‘My hope was to strip the material back to its most basic form then call forth the potency of ritual, utility and philosophy and end up at new bodies of work and new ways of thinking about other forms.’
White Cube Mason’s Yard is pleased to present ‘Oh, The Wind Oh, The Wind’, an exhibition of new works by Theaster Gates. Forming part of a multi-venue presentation in London dedicated to Gates’ involvement with clay, it coincides with ‘A Clay Sermon’ at Whitechapel Gallery and a two-year-long research project and intervention with the Victoria & Albert Museum’s collection. The full clay project will culminate with a presentation at the Serpentine Pavilion, London, in June 2022.
Treating the medium of clay as an expanded field for enquiry, the exhibition consolidates many of the artist’s thematic preoccupations from the past two decades, and reflects upon Gates’ own identity in relation to this ancient and earthly material. As he says: ‘Clay made me and is forever the root of my artistic interest, but I don't feel limited by any origin story to work solely within the confines of my origins. Blackness, clay, immateriality, and space are all launch pads that encourage advanced practice, reflection, trial, and iteration. I am practising acts of creation.’
The exhibition as a whole takes its title from Gates’ new film Oh, The Wind (2021), presented in the lower-ground floor gallery. Evoking the Black sermon and Baptist hymnody as a way of connecting Black religious music traditions to the history of ceramics, it was filmed in an abandoned conveyance structure for a brick manufacturing company – a site of intense ceramic production for over 50-years and now part of the Archie Bray Foundation. Standing in the building’s cloistered space, the artist sings an improvised hymn, musing on wind and fire, to an invisible congregation. Poetically reinvesting the abandoned building with a powerful, living presence, the film connects the theme of nature in Chinese poetry and Buddhist thought with the Black sermon.
In the ground-floor gallery, a series of 13 single-drawer wooden filing cabinets line the walls, and house a collection of hand-thrown ceramics made during the artist’s recent residency at the Archie Bray Foundation in Montana. Reminiscing the way Gates collects and stores ceramics and objects in his home and studio, the pots are both nestled within the cabinet drawers and displayed atop it, the variation in their styles, colours and glazes creating a visual cadence. Thrown by the artist as well as other makers at the foundation, the vessels are the product of a ‘durational performance’; a synthesis of ritual, culture and time. Whether cup, tea bowl or sake bottle, each vessel is an object of deep significance and exists somewhere between the functional, the symbolic and the spiritual:
‘More than anything, I want to be moved by forms and invest deeply in older ways of making and the forms that ensue. I want to recall the truths within forms; eat from them. The bowl, jar, teapot, vase and cup offer me a form of lexicon that allows the bust, head, ceremonial offering and modes of abstraction to flow more easily. I have forms to push against and to agree with and venerate.’

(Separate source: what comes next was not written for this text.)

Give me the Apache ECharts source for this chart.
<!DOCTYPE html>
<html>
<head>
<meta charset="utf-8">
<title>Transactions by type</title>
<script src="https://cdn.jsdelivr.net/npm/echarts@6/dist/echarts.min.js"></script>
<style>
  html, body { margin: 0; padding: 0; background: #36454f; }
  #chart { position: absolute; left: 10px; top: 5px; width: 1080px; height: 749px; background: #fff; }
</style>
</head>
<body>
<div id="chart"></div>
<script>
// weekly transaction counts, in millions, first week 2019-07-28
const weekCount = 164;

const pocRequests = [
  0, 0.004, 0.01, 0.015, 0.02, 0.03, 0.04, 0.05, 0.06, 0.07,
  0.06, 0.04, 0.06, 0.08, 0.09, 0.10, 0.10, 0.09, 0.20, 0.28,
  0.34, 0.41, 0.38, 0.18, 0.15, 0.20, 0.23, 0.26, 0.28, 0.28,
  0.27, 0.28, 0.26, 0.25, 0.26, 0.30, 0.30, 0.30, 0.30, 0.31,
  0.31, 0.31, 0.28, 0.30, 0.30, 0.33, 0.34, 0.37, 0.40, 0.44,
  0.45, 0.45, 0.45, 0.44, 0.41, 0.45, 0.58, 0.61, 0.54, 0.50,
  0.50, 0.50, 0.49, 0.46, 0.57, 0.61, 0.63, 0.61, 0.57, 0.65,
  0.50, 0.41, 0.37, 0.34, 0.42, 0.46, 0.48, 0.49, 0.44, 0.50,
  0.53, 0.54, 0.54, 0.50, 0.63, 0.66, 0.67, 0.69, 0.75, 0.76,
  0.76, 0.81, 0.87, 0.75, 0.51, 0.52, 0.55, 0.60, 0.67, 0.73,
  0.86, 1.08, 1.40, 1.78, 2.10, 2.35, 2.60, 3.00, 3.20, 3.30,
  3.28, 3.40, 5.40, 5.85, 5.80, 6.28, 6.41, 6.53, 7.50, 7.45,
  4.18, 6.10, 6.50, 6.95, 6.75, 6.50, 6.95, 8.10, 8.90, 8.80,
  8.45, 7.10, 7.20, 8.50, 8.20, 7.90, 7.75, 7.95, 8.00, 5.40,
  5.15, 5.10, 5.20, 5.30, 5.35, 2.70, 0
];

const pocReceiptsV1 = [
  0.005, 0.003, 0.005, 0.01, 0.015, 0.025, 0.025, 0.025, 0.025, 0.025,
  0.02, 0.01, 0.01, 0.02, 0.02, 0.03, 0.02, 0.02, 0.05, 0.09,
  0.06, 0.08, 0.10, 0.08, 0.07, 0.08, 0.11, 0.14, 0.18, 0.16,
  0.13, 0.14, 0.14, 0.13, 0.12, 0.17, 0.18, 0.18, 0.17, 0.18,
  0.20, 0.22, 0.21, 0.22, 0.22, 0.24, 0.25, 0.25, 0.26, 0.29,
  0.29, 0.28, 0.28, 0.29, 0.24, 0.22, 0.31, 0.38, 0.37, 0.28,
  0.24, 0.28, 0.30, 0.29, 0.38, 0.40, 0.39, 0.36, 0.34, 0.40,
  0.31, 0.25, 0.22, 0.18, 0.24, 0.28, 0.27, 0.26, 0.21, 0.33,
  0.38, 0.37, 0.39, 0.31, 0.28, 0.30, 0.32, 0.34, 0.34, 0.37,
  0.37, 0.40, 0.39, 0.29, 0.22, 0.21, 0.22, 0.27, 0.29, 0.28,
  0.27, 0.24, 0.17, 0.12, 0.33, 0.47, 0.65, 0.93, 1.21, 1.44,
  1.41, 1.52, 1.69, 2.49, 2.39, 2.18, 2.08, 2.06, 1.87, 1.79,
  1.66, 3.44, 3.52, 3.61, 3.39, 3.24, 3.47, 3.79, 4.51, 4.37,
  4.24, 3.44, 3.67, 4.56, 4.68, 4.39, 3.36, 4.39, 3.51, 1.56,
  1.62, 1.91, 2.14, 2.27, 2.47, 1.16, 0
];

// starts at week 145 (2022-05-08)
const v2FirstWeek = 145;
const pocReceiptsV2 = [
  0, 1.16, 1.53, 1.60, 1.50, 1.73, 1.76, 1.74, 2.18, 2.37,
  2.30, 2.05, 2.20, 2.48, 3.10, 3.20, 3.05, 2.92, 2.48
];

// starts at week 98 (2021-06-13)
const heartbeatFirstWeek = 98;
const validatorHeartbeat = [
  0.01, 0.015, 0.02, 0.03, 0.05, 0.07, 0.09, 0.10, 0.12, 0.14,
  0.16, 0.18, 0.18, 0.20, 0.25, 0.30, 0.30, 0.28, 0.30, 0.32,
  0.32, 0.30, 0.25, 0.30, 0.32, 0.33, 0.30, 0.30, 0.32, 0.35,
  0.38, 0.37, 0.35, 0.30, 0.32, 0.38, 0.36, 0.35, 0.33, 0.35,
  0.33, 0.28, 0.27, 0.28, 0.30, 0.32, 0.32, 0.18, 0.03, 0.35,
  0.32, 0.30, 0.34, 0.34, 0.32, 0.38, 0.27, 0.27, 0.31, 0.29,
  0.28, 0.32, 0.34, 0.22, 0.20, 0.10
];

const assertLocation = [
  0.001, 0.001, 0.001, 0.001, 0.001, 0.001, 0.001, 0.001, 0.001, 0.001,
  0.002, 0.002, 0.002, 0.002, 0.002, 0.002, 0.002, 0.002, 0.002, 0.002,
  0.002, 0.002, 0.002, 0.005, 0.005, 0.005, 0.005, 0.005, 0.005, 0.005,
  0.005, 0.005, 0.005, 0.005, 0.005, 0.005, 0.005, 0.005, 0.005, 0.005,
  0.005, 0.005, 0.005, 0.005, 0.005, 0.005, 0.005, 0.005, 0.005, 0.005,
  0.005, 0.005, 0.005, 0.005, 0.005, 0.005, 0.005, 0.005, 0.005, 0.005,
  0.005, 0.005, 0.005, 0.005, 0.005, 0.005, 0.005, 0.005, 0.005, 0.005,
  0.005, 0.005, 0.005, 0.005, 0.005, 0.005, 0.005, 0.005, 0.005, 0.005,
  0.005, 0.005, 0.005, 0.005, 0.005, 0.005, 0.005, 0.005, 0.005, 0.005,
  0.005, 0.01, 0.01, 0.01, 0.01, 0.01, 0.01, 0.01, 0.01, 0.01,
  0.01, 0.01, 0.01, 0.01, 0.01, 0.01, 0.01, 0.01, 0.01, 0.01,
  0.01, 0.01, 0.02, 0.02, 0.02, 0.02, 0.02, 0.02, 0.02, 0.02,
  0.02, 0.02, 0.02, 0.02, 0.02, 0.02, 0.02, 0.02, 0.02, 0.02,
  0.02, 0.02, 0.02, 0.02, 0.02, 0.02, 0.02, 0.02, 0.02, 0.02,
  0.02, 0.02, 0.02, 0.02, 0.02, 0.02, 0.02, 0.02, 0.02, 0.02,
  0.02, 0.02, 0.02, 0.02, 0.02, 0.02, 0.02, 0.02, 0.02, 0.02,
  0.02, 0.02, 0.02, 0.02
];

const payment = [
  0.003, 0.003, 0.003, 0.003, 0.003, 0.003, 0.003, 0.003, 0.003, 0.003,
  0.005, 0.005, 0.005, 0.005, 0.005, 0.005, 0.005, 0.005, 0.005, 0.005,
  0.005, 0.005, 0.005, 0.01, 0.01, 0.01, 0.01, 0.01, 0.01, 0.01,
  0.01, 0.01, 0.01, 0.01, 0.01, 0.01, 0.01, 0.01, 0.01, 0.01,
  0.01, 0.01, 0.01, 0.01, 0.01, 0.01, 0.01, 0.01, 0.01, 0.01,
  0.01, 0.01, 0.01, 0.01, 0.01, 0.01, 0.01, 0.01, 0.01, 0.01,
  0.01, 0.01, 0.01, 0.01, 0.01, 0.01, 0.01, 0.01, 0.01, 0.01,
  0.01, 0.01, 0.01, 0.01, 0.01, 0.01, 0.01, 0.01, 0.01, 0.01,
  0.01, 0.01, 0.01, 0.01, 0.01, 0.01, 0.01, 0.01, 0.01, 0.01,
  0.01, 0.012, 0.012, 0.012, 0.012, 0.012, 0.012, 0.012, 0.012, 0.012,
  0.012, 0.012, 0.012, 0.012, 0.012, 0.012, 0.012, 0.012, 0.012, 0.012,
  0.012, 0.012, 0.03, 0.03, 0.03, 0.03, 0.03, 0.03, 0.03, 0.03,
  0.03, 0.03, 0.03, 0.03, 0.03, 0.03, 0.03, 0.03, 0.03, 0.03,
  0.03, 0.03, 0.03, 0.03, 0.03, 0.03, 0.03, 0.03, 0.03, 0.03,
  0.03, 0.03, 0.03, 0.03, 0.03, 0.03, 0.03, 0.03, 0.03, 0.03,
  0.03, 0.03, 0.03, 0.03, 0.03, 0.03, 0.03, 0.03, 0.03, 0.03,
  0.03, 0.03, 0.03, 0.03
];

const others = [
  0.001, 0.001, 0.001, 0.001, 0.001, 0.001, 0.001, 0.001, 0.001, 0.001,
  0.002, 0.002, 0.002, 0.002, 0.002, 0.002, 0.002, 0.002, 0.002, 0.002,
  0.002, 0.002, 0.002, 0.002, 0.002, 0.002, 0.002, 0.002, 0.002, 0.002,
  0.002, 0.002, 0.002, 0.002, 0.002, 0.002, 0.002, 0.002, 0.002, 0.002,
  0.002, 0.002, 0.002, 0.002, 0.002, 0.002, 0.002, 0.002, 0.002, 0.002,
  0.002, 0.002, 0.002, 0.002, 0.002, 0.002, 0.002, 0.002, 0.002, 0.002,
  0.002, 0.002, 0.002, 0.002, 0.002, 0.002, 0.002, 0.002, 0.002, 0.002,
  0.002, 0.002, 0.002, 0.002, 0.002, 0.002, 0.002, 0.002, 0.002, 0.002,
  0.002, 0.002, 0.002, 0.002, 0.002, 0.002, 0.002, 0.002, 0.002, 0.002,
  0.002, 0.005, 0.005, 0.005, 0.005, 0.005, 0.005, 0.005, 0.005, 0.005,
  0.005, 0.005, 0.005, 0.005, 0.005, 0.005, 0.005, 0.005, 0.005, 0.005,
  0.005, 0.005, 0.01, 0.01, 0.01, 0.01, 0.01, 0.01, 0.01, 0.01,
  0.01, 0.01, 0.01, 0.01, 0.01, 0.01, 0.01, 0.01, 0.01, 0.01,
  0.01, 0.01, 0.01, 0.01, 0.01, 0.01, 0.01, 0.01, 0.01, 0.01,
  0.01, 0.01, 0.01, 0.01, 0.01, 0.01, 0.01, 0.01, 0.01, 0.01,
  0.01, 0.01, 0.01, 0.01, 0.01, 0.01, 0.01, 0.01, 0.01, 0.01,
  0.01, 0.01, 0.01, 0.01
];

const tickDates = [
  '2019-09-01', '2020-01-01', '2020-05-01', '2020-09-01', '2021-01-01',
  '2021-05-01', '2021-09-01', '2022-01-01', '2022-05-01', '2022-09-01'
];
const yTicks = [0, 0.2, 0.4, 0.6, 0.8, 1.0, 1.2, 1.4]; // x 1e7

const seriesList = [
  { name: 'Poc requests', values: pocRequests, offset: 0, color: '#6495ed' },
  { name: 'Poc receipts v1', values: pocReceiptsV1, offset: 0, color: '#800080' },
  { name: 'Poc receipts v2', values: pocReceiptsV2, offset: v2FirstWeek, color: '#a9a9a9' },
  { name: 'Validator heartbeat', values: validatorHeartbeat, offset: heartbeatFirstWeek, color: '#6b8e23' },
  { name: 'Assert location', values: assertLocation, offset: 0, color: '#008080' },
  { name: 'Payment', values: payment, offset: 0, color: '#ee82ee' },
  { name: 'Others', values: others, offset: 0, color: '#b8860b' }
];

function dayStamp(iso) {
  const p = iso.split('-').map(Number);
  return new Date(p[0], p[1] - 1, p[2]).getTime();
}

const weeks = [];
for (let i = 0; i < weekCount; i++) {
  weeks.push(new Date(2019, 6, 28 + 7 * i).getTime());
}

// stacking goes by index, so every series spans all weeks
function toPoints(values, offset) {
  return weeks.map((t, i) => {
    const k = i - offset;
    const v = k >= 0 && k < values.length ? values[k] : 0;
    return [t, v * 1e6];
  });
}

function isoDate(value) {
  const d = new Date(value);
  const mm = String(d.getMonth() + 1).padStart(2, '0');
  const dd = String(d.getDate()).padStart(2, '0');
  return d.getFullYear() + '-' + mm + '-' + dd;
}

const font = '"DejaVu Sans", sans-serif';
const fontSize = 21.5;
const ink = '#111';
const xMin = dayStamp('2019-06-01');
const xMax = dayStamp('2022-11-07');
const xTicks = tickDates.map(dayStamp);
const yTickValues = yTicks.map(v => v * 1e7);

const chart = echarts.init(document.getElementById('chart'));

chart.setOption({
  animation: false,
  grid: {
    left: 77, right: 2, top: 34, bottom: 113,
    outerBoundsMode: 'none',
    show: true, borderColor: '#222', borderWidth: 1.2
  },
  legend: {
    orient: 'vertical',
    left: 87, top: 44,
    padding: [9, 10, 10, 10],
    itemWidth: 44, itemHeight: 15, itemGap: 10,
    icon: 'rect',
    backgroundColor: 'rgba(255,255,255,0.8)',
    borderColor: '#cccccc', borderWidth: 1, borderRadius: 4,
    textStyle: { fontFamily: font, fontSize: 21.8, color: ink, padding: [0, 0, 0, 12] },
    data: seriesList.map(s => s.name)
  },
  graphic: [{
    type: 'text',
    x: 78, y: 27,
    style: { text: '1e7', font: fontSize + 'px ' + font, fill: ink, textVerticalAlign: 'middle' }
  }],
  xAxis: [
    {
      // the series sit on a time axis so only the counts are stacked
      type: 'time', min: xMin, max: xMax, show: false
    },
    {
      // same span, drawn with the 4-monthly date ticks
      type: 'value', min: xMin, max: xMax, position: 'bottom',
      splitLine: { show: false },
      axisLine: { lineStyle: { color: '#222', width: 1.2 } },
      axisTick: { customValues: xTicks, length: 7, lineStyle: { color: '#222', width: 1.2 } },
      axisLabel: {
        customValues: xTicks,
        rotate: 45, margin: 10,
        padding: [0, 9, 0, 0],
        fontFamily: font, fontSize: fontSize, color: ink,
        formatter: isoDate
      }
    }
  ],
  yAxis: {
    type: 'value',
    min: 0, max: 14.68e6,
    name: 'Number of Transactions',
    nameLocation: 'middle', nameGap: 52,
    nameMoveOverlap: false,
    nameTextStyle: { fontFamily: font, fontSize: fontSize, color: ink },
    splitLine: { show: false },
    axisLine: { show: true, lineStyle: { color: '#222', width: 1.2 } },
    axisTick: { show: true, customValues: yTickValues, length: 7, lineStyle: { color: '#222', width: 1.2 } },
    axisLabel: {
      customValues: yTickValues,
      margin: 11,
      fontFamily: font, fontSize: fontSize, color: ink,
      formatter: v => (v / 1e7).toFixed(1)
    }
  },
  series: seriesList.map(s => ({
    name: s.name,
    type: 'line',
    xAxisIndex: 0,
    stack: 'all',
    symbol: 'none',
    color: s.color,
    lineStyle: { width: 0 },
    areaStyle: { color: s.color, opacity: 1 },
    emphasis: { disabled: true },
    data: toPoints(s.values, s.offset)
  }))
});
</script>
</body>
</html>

Three figurative sculptures form part of the new series ‘Mississippi is my Africa: Reflections on Mud People in the Delta’, in which Gates considers Black archetypes in the tradition of African reliquary. Made from wood-fired stoneware, but left unglazed and covered with wood-ash from the kiln, these are hand-carved amalgams of traditional sculpture and Southern folk-drawings that feature the idiomatic figures of Nanah, Papaw and Queen Mother, My Madonna (all 2021). In the centre of the gallery is a stoneware jar from 1857 by David Drake or ‘Dave the Potter’, a figure of reference and reverence for the artist. An African-American slave, Drake worked on a plantation in South Carolina, writing poems and signing his name to the stoneware vessels at a time when literacy among enslaved people was illegal.
Gates’ ‘Brick Paintings’ − wall-based ceramic panels in high-fire stoneware − combine the industrial with the handmade. Employing the same material used in modular building units, Gates pushes the medium of clay towards the realm of painting in treating its surface like a canvas. Making manifest the interaction between maker and medium, Gates scores, compresses and punctures the wet unit. Every panel is glazed with oxides, stains, engobes or manganese dioxide – the latter a volatile and highly reactive glaze that features in the work of British ceramicist Hans Coper, another of Gates’ role models – to create a diverse range of tactile surfaces. ‘I think even when I was learning clay, it wasn’t about clay. It felt like clay was a philosophy. The more you learn about the material, the more you understand its philosophy,’ the artist has said.